A plea bargain is an agreement between the prosecution and the defense that typically allows the defendant to plead guilty to a lesser offense than that for which he was originally charged or to obtain a lighter sentence.
Prosecutors often seek a plea bargain if they are uncertain about their ability to obtain a conviction on the original charge or if it will prompt the defendant to provide important information that might otherwise have remained secret.
Example: In 2003 prosecutors in Washington State offered a plea bargain to Gary Ridgway, the notorious “Green River Killer”. He would avoid the death penalty if he admitted to all his murders and led the police to bodies that had yet to be recovered. Ridgway wound up pleading guilty to 48 murders and received 48 life sentences. In this case, the state determined that getting closure for the families of the victims outweighed any societal gain from putting Ridgway to death.

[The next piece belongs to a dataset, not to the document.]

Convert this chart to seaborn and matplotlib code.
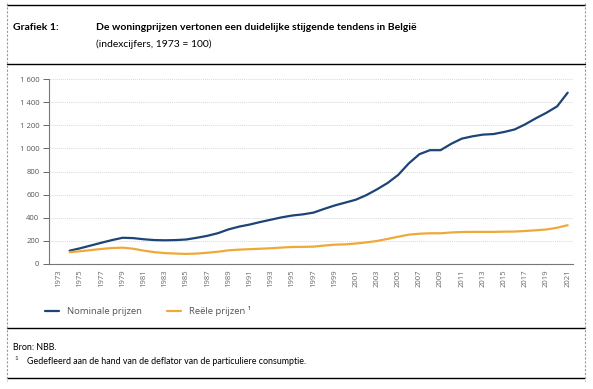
import numpy as np
import pandas as pd
import seaborn as sns
import matplotlib.pyplot as plt
from matplotlib.lines import Line2D
from matplotlib.ticker import FixedLocator, FuncFormatter

# jaren en indexcijfers (1973 = 100)
jaren = list(range(1974, 2022))
nominaal = [113, 134, 158, 182, 205, 225, 222, 212, 205, 203,
            205, 210, 225, 242, 265, 298, 322, 340, 362, 382,
            402, 418, 428, 443, 475, 505, 530, 555, 595, 645,
            700, 770, 870, 950, 985, 985, 1040, 1085, 1105, 1120,
            1125, 1143, 1165, 1210, 1262, 1310, 1365, 1484]
reeel = [100, 108, 118, 128, 136, 139, 130, 113, 100, 92,
         88, 85, 88, 95, 104, 116, 122, 126, 130, 134,
         140, 145, 146, 148, 157, 165, 168, 175, 185, 197,
         215, 234, 252, 260, 264, 264, 271, 275, 276, 276,
         276, 278, 279, 284, 290, 297, 312, 334]
reeksen = ["Nominale prijzen", "Reële prijzen \u00b9"]
kleuren = ["#1c4476", "#eea93a"]
yticks = [0, 200, 400, 600, 800, 1000, 1200, 1400, 1600]
xlabels = list(range(1973, 2022, 2))

df = pd.DataFrame({
    "jaar": jaren * 2,
    "index": nominaal + reeel,
    "reeks": [reeksen[0]] * len(jaren) + [reeksen[1]] * len(jaren),
})

sns.set_style("white")
plt.rcParams["font.family"] = ["Open Sans", "DejaVu Sans"]

W, H = 593, 389
fig = plt.figure(figsize=(W / 100, H / 100), dpi=100)
ax = fig.add_axes([49 / W, 1 - 263.7 / H, (573 - 49) / W, (263.7 - 79.3) / H])

sns.lineplot(data=df, x="jaar", y="index", hue="reeks", palette=kleuren,
             linewidth=1.6, ax=ax, legend=True)

ax.set_xlim(1972.05, 2021.5)
ax.set_ylim(0, 1600)
ax.set_xlabel("")
ax.set_ylabel("")

ax.set_yticks(yticks)
ax.yaxis.set_major_formatter(FuncFormatter(lambda v, p: f"{int(v):,}".replace(",", " ")))
ax.set_xticks(xlabels)
ax.set_xticklabels([str(j) for j in xlabels], rotation=90)
ax.xaxis.set_minor_locator(FixedLocator(list(range(1974, 2021, 2))))

ax.tick_params(axis="x", which="major", length=0, pad=4, labelsize=5.5, labelcolor="#666666")
ax.tick_params(axis="x", which="minor", length=4, width=0.7, color="#666666", direction="in")
ax.tick_params(axis="y", which="major", length=4, width=0.7, color="#666666",
               pad=3, labelsize=5.5, labelcolor="#555555", left=True)

ax.grid(axis="y", color="#d8d8d8", linestyle=(0, (1, 1)), linewidth=0.7)
ax.grid(axis="x", visible=False)
for s in ["top", "right"]:
    ax.spines[s].set_visible(False)
for s in ["left", "bottom"]:
    ax.spines[s].set_color("#777777")
    ax.spines[s].set_linewidth(0.8)

handles, labels = ax.get_legend_handles_labels()
ax.get_legend().remove()
fig.legend(handles, labels, loc="center left", bbox_to_anchor=(36 / W, 1 - 311 / H),
           ncol=2, frameon=False, fontsize=6.8, handlelength=1.5, columnspacing=2.6,
           handletextpad=0.9, labelcolor="#555555")

# kader
kw = dict(color="black", linewidth=1.0)
for y in [5, 64, 327.5, 378]:
    fig.add_artist(Line2D([7 / W, 585 / W], [1 - y / H, 1 - y / H], **kw))
for x in [7, 585]:
    fig.add_artist(Line2D([x / W, x / W], [1 - 3 / H, 1 - 381 / H], color="#999999",
                          linewidth=0.8, linestyle=(0, (2, 1.5))))

kop = dict(family=["Lato", "DejaVu Sans"], fontsize=7.5, va="center", color="black")
fig.text(13 / W, 1 - 28 / H, "Grafiek 1:", fontweight="bold", **kop)
fig.text(96 / W, 1 - 28 / H, "De woningprijzen vertonen een duidelijke stijgende tendens in België",
         fontweight="bold", **kop)
fig.text(96 / W, 1 - 44 / H, "(indexcijfers, 1973 = 100)", **kop)

voet = dict(family=["Lato", "DejaVu Sans"], fontsize=6.4, va="center", color="black")
fig.text(13 / W, 1 - 347 / H, "Bron: NBB.", **voet)
fig.text(14 / W, 1 - 358 / H, "1", fontsize=4.5, family=["Lato", "DejaVu Sans"], va="center")
fig.text(27 / W, 1 - 361 / H, "Gedefleerd aan de hand van de deflator van de particuliere consumptie.", **voet)

fig.savefig("out.png", dpi=100)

In most cases involving ordinary people and less spectacular and grizzly circumstances plea bargains are a way for the overloaded court system to quickly process cases and avoid the expensive and time-consuming jury trial.

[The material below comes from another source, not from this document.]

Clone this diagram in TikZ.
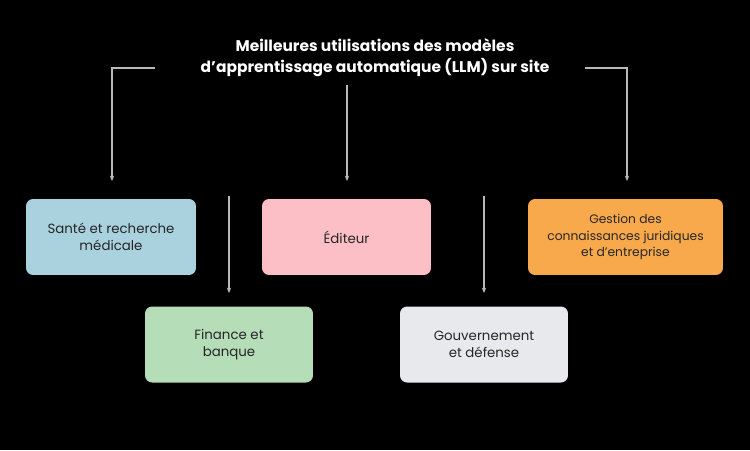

As such even if the prosecution is confident of convicting someone for say, simple assault, they may accept a plea of “no contest” and agree to a sentence that includes community service and probation rather than jail time, particularly if the defendant has no prior record.
The Three Forms of Plea Bargaining
In the contemporary criminal justice system there are three types of a plea bargain:
- The Charge Bargain – With this type of plea bargain the defendant pleads guilty to a lesser crime than he was originally charged with.
- The Count Bargain – With the count bargain a defendant will plead guilty to some of the charges against him with the understanding that others will be dropped.
- The Sentencing Bargain – This is what Ridgway agreed to wherein he was spared the ultimate sentence in return for information.
Components of the Plea Bargain
A plea bargain is only considered valid if it meets the following requirements:
- The defendant knowingly waives his right to a trial.
- That waiver is completely voluntary and not the result of coercion or threats.
- There is a factual basis to the criminal charges the defendant is pleading guilty to.
The Bargaining Process
Plea bargains may be announced in open court but they are arrived at in private. During the bargaining session only the defendant, his counsel, the prosecutor and on occasion the judge are present.
Both sides must agree to the terms of the bargain or it will have no weight. In addition, the judge can always reject the plea deal if he or she feels it is not in the public interest.
The Bottom Line
Though it remains controversial to many plea bargaining is practiced at every level of the justice system today and is considered an essential tool for prosecutors and defendants who wish to avoid long and expensive trials with uncertain outcomes.